Птицын по повестке явился в военкомат, зная почти наверняка, что невропатолог повезет его в ГэЭсПэ (Городской сборный пункт). Впрочем, Птицын лелеял неосуществимую мечту о том, что все сорвется или как-нибудь не заладится, или невропатолог плюнет на него, безалаберно махнет рукой и подпишет все нужные бумаги, которые молниеносно освободят его от армии. Ну зачем, думал Птицын, человеку преклонных лет куда-то там ехать, терять целый день у чёрта на куличках - и всё для того, чтобы засунуть в стройбат какого-то мальчишку Птицына?! Уйма хлопот из-за мыльного пузыря! Птицыну просто не верилось, что невропатолог так сильно стремится испортить себе жизнь.
У кабинета капитана Синичкина, кроме Птицына, торчал еще какой-то крепыш с усами, лет 27. Оказалось, что и он ждет своего часа для выезда в ГСП. Впрочем, туда его должна была вывозить врач-терапевт. У него был терапевтический диагноз, хоть и на границе с неврологией.
– Ублюдок явный!
– мрачно констатировал крепыш, проводив недобрым взглядом невропатолога, пробежавшего мимо них с документами в кабинет Синичкина.
– Чёрт меня дёрнул здесь прописаться... у жены... Сидел бы себе на жопе... в своем Дорогомилове... Так нет же! .. Перевелся сюда, к этому засранцу! Понимаешь, я на учете стоял в Киевском военкомате... Белый билет у меня, считай, был в кармане... Эта гнида требует, чтоб я снова лег на экспертизу... подтвердил диагноз... Хоть жене отсюда позвонить, что ли... Не знаешь, здесь есть телефон? Пойду поищу...
Из кабинета Синичкина вышли невропатолог и толстая врачиха-терапевт одетые уже по-зимнему. Он - в обшарпанном, видавшем виды темно-сером пальто и белой потрепанной кроличьей шапке. Она - в старушечьем вишневом манто с кокетливой крашеной лисой на плечах и шее. Вылитые лиса Алиса и кот Базилио, только в условиях среднерусского Севера. В руках невропатолог сжимал помятый коричневый портфель, с каким обыкновенно ходят по квартирам страховые агенты. Вовремя подоспел крепыш-мужичок из Дорогомилова, и вся четверка из военкомата бодрым шагом двинулась к автобусной остановке.

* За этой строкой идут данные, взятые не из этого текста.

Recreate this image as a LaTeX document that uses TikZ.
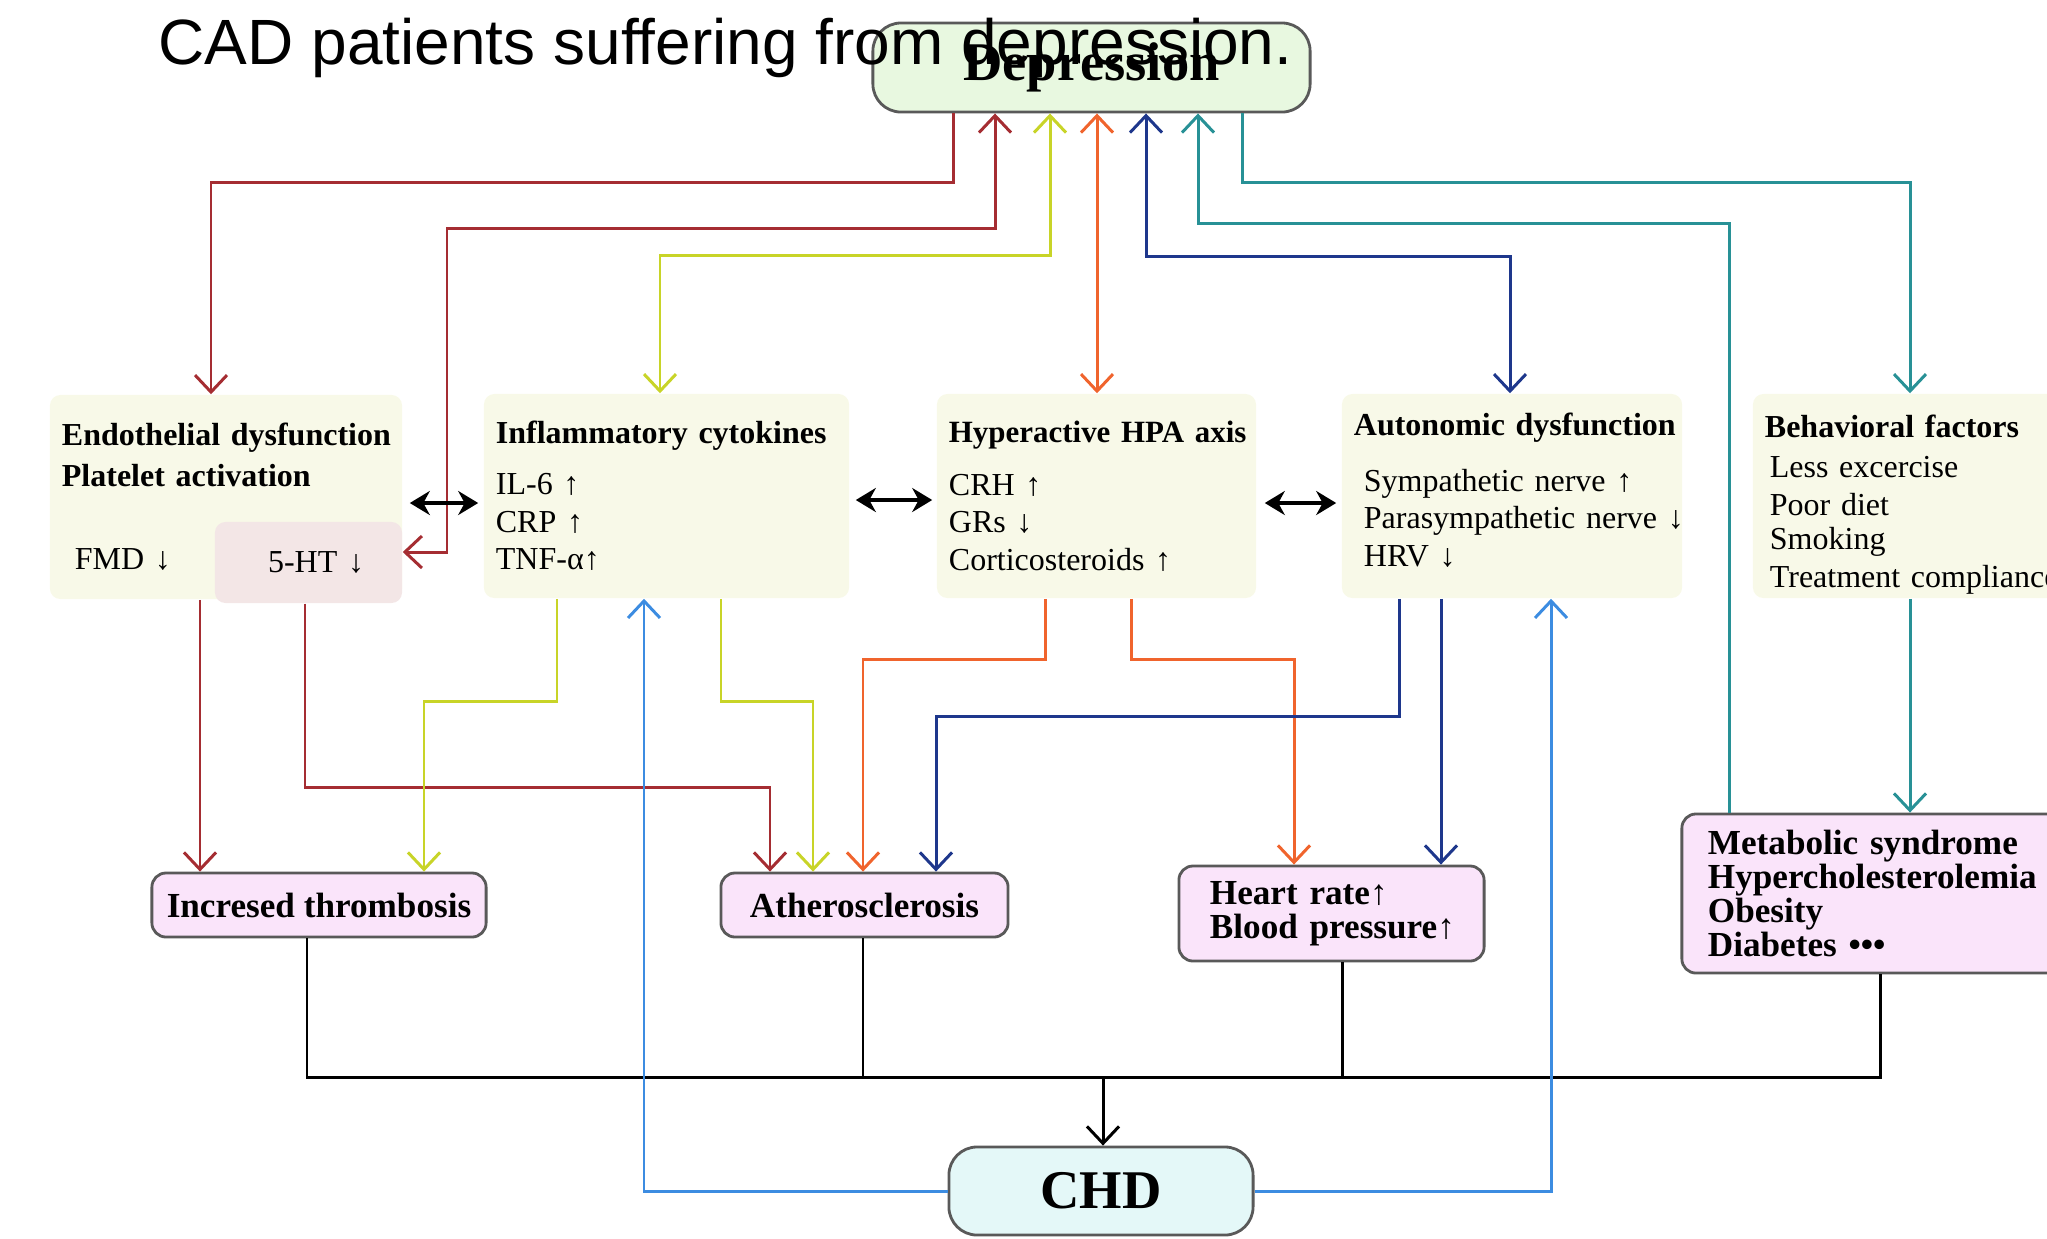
\documentclass[tikz,border=0pt]{standalone}
\usepackage{fontspec}
\setmainfont{Liberation Serif}
\newfontfamily\headfont{Liberation Sans}
\usetikzlibrary{arrows.meta}

\definecolor{dred}{RGB}{165,45,50}
\definecolor{ygreen}{RGB}{200,212,40}
\definecolor{orng}{RGB}{240,100,45}
\definecolor{dblue}{RGB}{30,55,140}
\definecolor{teal2}{RGB}{40,145,150}
\definecolor{lblue}{RGB}{60,140,225}
\definecolor{cream}{RGB}{248,249,232}
\definecolor{rosy}{RGB}{243,230,230}
\definecolor{pinkbox}{RGB}{250,228,250}
\definecolor{greenbox}{RGB}{232,248,224}
\definecolor{cyanbox}{RGB}{228,248,248}

\begin{document}
\begin{tikzpicture}[x=0.01cm,y=-0.01cm,
        >={Straight Barb[length=1.7mm,width=3.2mm]},
        link/.style={line width=0.85pt},
        twoway/.style={line width=0.9pt,{Stealth[length=2mm,width=2.4mm]}-{Stealth[length=2mm,width=2.4mm]}},
        mid/.style={fill=cream,rounded corners=3pt,inner xsep=0.12cm,align=left,
            minimum height=2.04cm,font=\fontsize{9.1}{10.7}\selectfont},
        res/.style={draw=black!65,line width=0.8pt,fill=pinkbox,rounded corners=4pt,
            font=\fontsize{10}{9.6}\selectfont\bfseries},
        bigbox/.style={draw=black!65,line width=0.8pt,rounded corners=8pt,
            font=\fontsize{15.5}{16}\selectfont\bfseries}]
                \useasboundingbox (0,0) rectangle (2047,1238);
                \clip (0,0) rectangle (2047,1238);

                % top and bottom
                \node[bigbox,fill=greenbox,minimum width=4.37cm,minimum height=0.89cm] (dep) at (1091.5,67.5) {\raisebox{-2pt}{Depression}};
                \node[bigbox,fill=cyanbox,minimum width=3.04cm,minimum height=0.88cm] (chd) at (1101,1191) {CHD};

                % middle row
                \node[mid,text width=3.28cm,minimum width=3.52cm] (endo) at (226,497)
                    {\mbox{\textbf{Endothelial dysfunction}}\\[0.8pt]\textbf{Platelet activation}\\[13pt]\hspace*{1.3mm}FMD ↓};
                \node[fill=rosy,rounded corners=3pt,minimum height=0.81cm,inner xsep=0.38cm,text width=1.11cm,
                    align=right,font=\fontsize{9.1}{10.7}\selectfont] (ht) at (308.5,562.5) {5-HT ↓};
                \node[mid,text width=3.41cm] (infl) at (666.5,496)
                    {\mbox{\textbf{Inflammatory cytokines}}\\[3.8pt]IL-6 ↑\\CRP ↑\\TNF-α↑};
                \node[mid,text width=2.95cm] (hpa) at (1096.5,496)
                    {\mbox{\fontsize{8.8}{10.7}\selectfont\textbf{Hyperactive HPA axis}}\\[4.4pt]CRH ↑\\GRs ↓\\Corticosteroids ↑};
                \node[mid,text width=3.16cm,inner xsep=0.12cm] (auto) at (1512,496)
                    {\mbox{\textbf{Autonomic dysfunction}}\\[5pt]\hspace*{1mm}Sympathetic nerve ↑\\\mbox{\hspace*{1mm}Parasympathetic nerve ↓}\\\hspace*{1mm}HRV ↓\rule[-3.5pt]{0pt}{1pt}};
                \node[mid,text width=2.93cm,inner ysep=0pt] (beh) at (1911.5,496)
                    {\rule{0pt}{11.5pt}\mbox{\textbf{Behavioral factors}}\\[0.5pt]\hspace*{0.5mm}Less excercise\\[0.2pt]\hspace*{0.5mm}Poor diet\\[-1pt]\hspace*{0.5mm}Smoking\\[0.2pt]\mbox{\hspace*{0.5mm}Treatment compliance}};

                % lower row
                \node[res,minimum width=3.34cm,minimum height=0.64cm] (thromb) at (319,905) {Incresed thrombosis};
                \node[res,minimum width=2.87cm,minimum height=0.64cm] (ath) at (864.5,905) {Atherosclerosis};
                \node[res,minimum height=0.95cm,inner xsep=0.31cm,text width=2.43cm,align=left] (heart) at (1331.5,913.5)
                    {Heart rate↑\\\mbox{Blood pressure↑}};
                \node[res,minimum height=1.59cm,inner xsep=0.26cm,text width=3.46cm,align=left] (meta) at (1881,893.5)
                    {Metabolic syndrome\\\mbox{Hypercholesterolemia}\\Obesity\\Diabetes •••};

                % links with depression
                \draw[link,dred,->] (953,0 |- dep.south) |- (211,182) -- (211,0 |- endo.north);
                \draw[link,dred,<->] (995,0 |- dep.south) |- (447,228) |- (ht.east |- 0,552);
                \draw[link,ygreen,<->] (1050,0 |- dep.south) |- (660,255) -- (660,0 |- infl.north);
                \draw[link,orng,<->] (1097,0 |- dep.south) -- (1097,0 |- hpa.north);
                \draw[link,dblue,<->] (1146,0 |- dep.south) |- (1510,256) -- (1510,0 |- auto.north);
                \draw[link,teal2,->] (1242,0 |- dep.south) |- (1910,182) -- (1910,0 |- beh.north);
                \draw[link,teal2,->] (1729,0 |- meta.north) |- (1198,223) -- (1198,0 |- dep.south);

                % between mechanisms
                \draw[twoway,shorten <=0.07cm,shorten >=0.05cm] (endo.east |- 0,503) -- (infl.west |- 0,503);
                \draw[twoway,shorten <=0.06cm,shorten >=0.04cm] (infl.east |- 0,500) -- (hpa.west |- 0,500);
                \draw[twoway,shorten <=0.08cm,shorten >=0.05cm] (hpa.east |- 0,503) -- (auto.west |- 0,503);

                % mechanisms to outcomes
                \draw[link,dred,->] (200,0 |- endo.south) -- (200,0 |- thromb.north);
                \draw[link,dred,->] (305,0 |- ht.south) |- (770,787) -- (770,0 |- ath.north);
                \draw[link,ygreen,->] (557,0 |- infl.south) |- (424,701) -- (424,0 |- thromb.north);
                \draw[link,ygreen,->] (721,0 |- infl.south) |- (813,701) -- (813,0 |- ath.north);
                \draw[link,orng,->] (1045,0 |- hpa.south) |- (863,659) -- (863,0 |- ath.north);
                \draw[link,orng,->] (1131,0 |- hpa.south) |- (1294,659) -- (1294,0 |- heart.north);
                \draw[link,dblue,->] (1399,0 |- auto.south) |- (936,716) -- (936,0 |- ath.north);
                \draw[link,dblue,->] (1441,0 |- auto.south) -- (1441,0 |- heart.north);
                \draw[link,teal2,->] (1910,0 |- beh.south) -- (1910,0 |- meta.north);

                % outcomes to CHD
                \coordinate (join) at (1103,1077);
                \draw[link] (307,0 |- thromb.south) |- (1880,1077) -- (1880,0 |- meta.south);
                \draw[link] (863,0 |- ath.south) -- (863,1077);
                \draw[link] (1342,0 |- heart.south) -- (1342,1077);
                \draw[link,->] (join) -- (join |- chd.north);
                \draw[link,lblue,->] (chd.west) -| (644,0 |- infl.south);
                \draw[link,lblue,->] (chd.east) -| (1551,0 |- auto.south);

                \node[anchor=base west,inner sep=0pt,font=\headfont\fontsize{18.2}{20}\selectfont] (title) at (158,64)
                    {CAD patients suffering from depression.};
            \end{tikzpicture}
\end{document}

В пустом автобусе Птицын занял место сбоку и напротив от невропатолога и терапевта, чтобы все время держать их в поле зрения и, по возможности, слышать, о чем они говорят. Мужичок из Дорогомилова мешал ему, все время о чем-то угрюмо болтая. Птицын делал вид, что слушает и исправно кивал, а сам поворачивал ухо в сторону врачей.
Невропатолог заискивал перед этой толстой врачихой, державшейся солидно-неторопливо, без малейшей суеты. Он, видимо, старался развеселить ее какими-то смешными медицинскими историями и потому, что называется, рассыпался мелким бесом.
– А где вы работаете?
– услышал Птицын вопрос врачихи.
– В 915-й горбольнице, - ответил невропатолог.
Птицын остолбенел: этот подлец работал там же, где он лежал, и при этом не верил врачам собственной больницы! Ну и ну! Невропатолог наверняка воображал, будто Птицын дал врачам взятку и ему сделали нужный диагноз. А он, невропатолог военкомата, видите ли, грудью встал на защиту закона и порядка. Он, как лев, боролся за честность и справедливость. Он, давший клятву Гиппократа, служил государству верой и правдой. Из таких гадин при Сталине НКВД набирал себе бесплатных осведомителей, с подачи которых их родные, знакомые, соседи, коллеги по работе разом становились японскими шпионами и врагами народа. После хорошо исполненной работы они сами оказывались врагами народа и их благополучно расстреливали в подвалах Лубянки.